En mayo de este año, después de un partido amistoso entre Rusia y Francia, la FIFA castigó a la Unión del Fútbol de Rusia con una multa irrisoria de unos 30.000 dólares por actitudes discriminatorias de la afición en San Petersburgo. Los jugadores franceses Paul Pogba y Ousmane Dembélé escucharon a algunos aficionados imitar a monos cuando se acercaron a la tribuna en los tiros de esquina, un hecho que confirmaron fotógrafos del diario L’Équipe y de la agencia AFP, quienes estaban en el campo.
El año pasado, unas semanas antes de la Copa Confederaciones —el torneo que disputan los seis equipos campeones de las confederaciones continentales y sirve como piloto del Mundial—, el alcalde de Sochi, Anatoly Pakhomov, encabezó un desfile en el que se representaba a la selección de Camerún con personas con la cara pintada de negro y cargando racimos de plátanos. Durante el Mundial, Sochi será la ciudad sede de Brasil.

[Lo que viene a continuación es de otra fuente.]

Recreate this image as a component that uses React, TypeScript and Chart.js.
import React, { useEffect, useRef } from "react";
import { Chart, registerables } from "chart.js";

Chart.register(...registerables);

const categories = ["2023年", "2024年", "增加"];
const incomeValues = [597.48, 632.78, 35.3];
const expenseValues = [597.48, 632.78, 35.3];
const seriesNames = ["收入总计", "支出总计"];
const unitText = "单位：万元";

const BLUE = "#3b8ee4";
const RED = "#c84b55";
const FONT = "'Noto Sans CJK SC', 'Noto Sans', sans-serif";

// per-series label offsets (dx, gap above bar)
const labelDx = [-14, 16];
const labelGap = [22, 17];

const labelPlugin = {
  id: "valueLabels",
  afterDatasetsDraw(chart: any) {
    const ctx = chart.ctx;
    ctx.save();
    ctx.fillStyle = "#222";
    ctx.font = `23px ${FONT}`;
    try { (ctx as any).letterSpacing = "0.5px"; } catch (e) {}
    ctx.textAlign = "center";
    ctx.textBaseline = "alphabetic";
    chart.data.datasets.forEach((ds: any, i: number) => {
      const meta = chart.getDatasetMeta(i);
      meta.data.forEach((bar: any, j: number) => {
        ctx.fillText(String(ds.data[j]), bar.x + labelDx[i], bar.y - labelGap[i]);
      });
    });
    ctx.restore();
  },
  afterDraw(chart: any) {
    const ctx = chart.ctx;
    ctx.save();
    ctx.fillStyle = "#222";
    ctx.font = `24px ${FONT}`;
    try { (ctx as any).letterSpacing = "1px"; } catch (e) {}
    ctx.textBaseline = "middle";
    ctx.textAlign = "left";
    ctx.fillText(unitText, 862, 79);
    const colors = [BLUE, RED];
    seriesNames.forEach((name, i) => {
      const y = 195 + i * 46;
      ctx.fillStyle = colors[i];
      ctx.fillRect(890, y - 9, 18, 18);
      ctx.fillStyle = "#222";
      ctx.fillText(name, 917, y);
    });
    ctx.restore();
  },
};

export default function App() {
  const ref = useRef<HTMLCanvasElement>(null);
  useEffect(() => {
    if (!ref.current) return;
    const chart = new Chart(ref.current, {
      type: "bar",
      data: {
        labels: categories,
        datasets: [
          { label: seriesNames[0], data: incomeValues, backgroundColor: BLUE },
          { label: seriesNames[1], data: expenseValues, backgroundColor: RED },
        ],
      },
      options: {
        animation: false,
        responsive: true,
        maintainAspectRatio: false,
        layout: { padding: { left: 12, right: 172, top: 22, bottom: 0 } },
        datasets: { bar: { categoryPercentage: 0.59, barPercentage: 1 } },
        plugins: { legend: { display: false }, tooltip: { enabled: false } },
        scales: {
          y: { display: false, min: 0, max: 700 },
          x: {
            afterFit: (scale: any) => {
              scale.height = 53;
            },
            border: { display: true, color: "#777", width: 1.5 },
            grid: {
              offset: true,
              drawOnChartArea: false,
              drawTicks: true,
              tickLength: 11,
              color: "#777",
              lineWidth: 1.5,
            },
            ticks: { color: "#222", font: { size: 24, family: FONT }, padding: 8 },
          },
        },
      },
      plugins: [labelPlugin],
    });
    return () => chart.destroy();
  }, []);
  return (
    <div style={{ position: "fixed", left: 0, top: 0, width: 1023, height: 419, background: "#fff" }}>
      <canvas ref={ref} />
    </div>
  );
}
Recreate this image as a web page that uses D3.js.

Brasil y Suiza se enfrentarán en el estadio del FC Rostov, el equipo en el que en 2014 tuvo un entrenador, el ucraniano Igor Gamula, que se quejó del exceso de “jugadores de piel oscura” para justificar sus malos resultados. Cinco jugadores de origen africano exigieron la dimisión del técnico. Dos años después, en un juego contra el equipo holandés Ajax, los asistentes al estadio volvieron a cometer actos racistas y la Unión de Asociaciones Europeas de Fútbol sancionó al club. Y solo unas semanas después, en un partido contra el PSV Eindhoven, un aficionado lanzó un plátano al campo. En total, según un informe de la Fare —Fútbol contra el racismo en Europa, por su sigla en inglés—, se registraron 89 agresiones racistas en Rusia durante la temporada 2016-17.
La FIFA no erradicará el racismo del fútbol con campañas retóricas o multas ridículas. Parece, en todo caso, que el organismo desistió en su lucha contra las manifestaciones de odio y solo se limita a sancionar o esgrimir recomendaciones.
El día en que la afición sea castigada con el cierre precoz de un partido por ofensas racistas, sin importar su relevancia, tal vez se obtenga el éxito que no hemos visto con las multas. Pero, habría que preguntarse, ¿dónde está el coraje de la FIFA?
Juca Kfouri es escritor y periodista deportivo. Su libro más reciente son las memorias Confesso que perdi.